Entries from a dataset

— BEGIN —

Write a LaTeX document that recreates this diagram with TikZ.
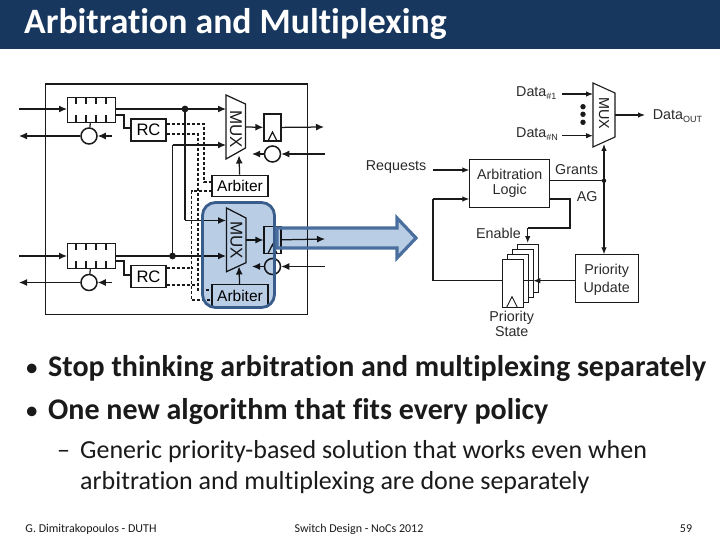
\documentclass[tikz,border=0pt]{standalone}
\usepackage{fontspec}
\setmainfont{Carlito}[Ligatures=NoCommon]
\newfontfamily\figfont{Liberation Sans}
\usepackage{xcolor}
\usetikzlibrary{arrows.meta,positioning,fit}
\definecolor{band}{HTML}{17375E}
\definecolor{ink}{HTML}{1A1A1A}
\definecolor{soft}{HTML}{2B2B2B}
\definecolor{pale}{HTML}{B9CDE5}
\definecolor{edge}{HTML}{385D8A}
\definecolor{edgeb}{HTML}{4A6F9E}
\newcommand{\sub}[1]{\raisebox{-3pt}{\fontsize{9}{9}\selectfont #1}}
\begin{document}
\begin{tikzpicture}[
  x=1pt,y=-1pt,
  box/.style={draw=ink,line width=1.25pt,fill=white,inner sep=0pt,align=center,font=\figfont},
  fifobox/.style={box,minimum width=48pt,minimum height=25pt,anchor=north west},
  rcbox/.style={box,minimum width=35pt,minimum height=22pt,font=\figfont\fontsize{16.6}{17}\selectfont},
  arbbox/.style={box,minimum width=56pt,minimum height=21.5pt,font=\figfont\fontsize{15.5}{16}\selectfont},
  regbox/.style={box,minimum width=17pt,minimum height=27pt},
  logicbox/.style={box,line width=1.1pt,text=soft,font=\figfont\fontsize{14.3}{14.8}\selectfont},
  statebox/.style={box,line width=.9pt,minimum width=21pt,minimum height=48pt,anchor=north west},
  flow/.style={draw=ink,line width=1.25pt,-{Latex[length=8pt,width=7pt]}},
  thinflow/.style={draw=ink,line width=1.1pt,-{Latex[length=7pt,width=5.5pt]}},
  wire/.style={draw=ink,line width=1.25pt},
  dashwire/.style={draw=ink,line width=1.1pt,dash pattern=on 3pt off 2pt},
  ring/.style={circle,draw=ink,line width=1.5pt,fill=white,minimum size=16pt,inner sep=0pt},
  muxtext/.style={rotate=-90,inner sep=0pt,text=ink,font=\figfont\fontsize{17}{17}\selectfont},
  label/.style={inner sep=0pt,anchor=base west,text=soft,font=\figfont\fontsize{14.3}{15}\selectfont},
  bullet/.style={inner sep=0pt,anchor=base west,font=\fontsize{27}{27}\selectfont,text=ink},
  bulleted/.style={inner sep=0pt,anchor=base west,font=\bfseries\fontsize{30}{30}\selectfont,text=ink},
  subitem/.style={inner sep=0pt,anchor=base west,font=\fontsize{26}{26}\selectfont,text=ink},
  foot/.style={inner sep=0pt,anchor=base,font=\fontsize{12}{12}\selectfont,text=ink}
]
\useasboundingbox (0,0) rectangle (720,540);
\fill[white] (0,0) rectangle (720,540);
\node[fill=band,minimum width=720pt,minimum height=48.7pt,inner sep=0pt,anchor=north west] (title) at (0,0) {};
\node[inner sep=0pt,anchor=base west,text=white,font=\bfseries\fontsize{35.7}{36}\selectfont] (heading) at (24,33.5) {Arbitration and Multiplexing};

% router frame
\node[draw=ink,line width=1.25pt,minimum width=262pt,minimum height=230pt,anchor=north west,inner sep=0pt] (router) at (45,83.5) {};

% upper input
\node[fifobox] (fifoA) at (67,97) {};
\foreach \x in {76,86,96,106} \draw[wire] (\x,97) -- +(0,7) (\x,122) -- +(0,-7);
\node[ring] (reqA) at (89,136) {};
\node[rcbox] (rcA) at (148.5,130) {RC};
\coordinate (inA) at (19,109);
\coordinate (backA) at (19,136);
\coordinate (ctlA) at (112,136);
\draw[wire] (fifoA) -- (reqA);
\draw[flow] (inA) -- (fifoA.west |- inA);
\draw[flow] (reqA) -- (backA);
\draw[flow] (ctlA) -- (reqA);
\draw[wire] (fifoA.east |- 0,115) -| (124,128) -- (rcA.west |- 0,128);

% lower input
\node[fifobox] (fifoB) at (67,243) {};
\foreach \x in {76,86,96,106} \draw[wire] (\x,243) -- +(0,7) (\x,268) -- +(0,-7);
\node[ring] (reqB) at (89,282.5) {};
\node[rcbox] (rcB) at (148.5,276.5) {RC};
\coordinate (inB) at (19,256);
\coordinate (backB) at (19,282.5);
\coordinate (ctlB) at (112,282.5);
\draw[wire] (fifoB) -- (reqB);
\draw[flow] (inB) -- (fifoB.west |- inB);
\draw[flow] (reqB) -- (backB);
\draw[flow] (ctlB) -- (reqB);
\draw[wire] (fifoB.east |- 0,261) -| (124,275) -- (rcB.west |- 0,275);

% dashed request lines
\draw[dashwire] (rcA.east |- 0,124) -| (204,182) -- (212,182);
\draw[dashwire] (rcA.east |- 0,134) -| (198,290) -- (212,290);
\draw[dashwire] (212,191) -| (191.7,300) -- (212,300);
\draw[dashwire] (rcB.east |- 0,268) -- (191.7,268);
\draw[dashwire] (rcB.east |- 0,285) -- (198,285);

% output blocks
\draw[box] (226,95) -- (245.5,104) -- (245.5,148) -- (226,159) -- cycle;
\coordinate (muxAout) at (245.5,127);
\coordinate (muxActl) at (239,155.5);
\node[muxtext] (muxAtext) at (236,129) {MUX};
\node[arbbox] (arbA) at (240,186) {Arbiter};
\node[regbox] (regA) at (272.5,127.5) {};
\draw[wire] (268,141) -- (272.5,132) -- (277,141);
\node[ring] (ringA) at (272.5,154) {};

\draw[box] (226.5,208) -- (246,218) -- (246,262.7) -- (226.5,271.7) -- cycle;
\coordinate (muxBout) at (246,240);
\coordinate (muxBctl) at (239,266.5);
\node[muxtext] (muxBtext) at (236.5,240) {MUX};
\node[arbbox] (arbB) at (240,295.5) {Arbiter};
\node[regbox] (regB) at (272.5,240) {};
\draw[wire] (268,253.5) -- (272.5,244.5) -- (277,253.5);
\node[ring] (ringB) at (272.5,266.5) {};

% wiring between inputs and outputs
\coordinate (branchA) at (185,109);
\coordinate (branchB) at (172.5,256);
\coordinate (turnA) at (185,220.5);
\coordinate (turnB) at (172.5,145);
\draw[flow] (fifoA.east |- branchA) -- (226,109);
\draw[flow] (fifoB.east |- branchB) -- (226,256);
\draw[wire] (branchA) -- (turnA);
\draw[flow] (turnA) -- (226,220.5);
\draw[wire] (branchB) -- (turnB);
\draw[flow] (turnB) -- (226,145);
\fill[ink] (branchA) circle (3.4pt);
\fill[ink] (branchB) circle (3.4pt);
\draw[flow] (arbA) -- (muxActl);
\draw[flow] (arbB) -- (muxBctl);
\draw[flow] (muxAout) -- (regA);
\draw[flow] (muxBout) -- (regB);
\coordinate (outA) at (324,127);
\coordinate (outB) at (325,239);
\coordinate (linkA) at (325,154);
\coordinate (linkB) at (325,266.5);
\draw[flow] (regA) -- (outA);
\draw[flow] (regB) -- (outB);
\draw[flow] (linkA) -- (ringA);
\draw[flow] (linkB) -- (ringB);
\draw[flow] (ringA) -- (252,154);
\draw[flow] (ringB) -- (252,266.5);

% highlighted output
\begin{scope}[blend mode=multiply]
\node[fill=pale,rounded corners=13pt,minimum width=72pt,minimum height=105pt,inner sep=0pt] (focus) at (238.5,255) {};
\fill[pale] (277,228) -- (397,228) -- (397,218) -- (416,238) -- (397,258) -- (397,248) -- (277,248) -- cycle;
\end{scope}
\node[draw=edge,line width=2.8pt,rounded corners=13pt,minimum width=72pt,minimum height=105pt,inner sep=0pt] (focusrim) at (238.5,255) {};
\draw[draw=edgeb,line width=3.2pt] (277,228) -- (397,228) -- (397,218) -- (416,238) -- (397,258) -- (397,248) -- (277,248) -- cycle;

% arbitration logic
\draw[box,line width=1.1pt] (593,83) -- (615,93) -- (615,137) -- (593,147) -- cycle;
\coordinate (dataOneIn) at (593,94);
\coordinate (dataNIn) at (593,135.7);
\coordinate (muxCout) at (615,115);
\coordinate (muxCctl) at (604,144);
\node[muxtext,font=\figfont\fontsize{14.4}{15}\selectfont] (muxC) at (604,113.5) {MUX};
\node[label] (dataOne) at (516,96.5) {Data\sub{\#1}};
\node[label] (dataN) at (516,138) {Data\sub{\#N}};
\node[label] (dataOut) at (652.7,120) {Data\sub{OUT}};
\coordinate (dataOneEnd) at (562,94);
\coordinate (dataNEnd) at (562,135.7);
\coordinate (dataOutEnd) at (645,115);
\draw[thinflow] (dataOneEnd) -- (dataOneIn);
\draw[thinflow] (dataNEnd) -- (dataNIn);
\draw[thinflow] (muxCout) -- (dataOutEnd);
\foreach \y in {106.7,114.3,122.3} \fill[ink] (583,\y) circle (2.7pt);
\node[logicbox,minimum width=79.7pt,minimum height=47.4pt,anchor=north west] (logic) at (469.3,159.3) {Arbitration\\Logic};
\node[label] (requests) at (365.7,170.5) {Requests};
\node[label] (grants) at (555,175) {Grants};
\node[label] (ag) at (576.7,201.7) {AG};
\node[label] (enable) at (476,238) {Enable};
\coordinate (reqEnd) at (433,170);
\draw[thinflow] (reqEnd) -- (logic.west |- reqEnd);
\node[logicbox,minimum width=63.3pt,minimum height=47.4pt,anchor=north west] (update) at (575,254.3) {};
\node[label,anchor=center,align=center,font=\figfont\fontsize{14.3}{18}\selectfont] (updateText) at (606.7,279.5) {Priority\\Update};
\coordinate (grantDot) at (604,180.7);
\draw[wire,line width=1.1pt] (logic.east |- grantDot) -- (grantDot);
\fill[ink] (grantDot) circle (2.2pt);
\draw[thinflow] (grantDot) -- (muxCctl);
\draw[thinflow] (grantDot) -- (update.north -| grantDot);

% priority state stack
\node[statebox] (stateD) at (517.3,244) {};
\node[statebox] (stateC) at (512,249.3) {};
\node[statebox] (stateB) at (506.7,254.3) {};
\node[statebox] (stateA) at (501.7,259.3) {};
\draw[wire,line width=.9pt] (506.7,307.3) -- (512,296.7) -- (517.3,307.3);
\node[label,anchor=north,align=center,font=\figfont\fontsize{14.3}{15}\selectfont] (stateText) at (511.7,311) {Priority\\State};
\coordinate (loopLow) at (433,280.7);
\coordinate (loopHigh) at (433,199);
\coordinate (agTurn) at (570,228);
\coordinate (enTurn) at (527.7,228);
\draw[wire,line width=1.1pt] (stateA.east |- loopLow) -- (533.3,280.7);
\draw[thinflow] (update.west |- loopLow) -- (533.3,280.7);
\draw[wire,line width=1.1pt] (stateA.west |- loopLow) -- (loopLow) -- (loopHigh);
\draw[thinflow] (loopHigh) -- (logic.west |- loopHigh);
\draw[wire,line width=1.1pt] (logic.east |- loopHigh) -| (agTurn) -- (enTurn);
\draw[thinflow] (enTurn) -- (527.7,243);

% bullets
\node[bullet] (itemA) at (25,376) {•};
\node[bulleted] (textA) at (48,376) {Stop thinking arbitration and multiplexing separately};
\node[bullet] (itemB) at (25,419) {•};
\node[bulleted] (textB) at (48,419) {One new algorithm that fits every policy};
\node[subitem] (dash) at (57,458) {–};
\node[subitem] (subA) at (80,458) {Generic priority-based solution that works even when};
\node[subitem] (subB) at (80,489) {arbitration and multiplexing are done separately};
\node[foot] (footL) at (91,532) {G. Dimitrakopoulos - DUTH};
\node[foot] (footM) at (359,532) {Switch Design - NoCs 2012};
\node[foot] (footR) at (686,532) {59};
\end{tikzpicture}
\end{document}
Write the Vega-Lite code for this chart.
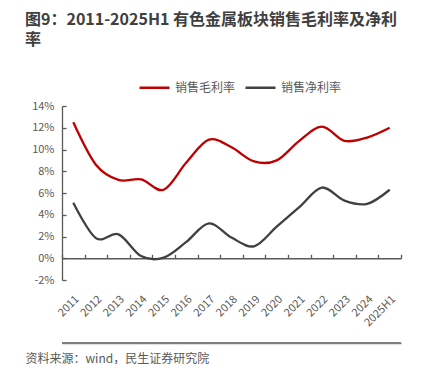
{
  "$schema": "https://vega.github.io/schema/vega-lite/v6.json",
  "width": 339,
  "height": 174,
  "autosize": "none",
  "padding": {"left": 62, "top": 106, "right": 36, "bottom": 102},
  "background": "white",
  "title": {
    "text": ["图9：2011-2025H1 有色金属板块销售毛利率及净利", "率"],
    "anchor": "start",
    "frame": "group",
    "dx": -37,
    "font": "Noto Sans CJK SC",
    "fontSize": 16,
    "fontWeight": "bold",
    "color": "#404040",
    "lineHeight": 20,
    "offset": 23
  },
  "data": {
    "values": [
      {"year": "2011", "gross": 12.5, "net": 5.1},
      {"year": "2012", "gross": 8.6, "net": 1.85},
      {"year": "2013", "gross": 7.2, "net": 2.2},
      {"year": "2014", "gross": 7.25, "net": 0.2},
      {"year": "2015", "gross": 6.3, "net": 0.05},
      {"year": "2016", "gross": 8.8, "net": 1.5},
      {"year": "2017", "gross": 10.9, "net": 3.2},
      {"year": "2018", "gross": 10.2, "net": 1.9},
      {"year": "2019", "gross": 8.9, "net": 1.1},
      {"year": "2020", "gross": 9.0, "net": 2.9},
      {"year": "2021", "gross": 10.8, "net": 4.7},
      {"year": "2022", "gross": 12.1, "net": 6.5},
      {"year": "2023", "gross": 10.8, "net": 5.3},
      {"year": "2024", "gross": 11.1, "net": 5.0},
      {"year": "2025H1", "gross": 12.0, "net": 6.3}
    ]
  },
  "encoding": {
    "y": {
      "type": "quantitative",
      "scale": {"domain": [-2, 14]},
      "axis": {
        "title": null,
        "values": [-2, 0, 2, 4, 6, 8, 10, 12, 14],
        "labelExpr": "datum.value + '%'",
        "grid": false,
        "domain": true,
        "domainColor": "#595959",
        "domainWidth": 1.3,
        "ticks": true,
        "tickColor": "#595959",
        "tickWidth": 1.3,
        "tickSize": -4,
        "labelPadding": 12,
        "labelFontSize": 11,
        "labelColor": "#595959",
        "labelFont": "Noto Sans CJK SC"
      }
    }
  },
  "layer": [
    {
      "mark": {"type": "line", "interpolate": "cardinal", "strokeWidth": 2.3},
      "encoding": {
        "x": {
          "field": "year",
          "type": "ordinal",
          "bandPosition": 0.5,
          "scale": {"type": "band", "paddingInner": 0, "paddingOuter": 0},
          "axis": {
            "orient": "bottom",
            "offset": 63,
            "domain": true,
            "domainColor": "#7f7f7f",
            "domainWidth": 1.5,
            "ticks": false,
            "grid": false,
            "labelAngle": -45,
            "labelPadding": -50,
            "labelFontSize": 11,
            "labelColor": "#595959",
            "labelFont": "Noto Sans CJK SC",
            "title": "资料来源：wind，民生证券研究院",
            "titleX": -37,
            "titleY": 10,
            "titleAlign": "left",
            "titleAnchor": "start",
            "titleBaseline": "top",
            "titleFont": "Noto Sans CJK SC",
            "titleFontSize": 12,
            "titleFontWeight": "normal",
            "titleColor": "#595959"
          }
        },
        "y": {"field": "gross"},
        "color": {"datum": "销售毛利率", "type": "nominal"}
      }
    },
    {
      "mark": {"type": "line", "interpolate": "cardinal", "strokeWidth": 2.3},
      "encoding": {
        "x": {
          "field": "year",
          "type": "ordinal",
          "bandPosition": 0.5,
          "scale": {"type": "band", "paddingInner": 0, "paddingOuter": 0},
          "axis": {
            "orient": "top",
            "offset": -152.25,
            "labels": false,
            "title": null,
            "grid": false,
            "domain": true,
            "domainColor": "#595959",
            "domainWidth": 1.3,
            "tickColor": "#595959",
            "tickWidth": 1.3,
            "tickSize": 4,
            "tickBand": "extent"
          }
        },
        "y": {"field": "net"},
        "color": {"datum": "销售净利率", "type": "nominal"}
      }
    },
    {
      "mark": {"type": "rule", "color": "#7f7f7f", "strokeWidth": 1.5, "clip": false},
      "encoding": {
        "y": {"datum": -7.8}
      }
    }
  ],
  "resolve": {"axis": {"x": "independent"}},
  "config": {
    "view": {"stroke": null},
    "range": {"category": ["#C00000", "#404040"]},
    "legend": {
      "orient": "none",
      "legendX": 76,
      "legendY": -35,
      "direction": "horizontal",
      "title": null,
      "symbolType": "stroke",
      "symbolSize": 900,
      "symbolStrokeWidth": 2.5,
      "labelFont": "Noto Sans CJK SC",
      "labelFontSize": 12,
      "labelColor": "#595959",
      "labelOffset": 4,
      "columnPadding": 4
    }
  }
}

— END —

## SET EXERCISE
Identify each line in the records above containing the word "that"; copy those lines.

## SOLVED EXERCISE
Write a LaTeX document that recreates this diagram with TikZ.
\node[bulleted] (textB) at (48,419) {One new algorithm that fits every policy};
\node[subitem] (subA) at (80,458) {Generic priority-based solution that works even when};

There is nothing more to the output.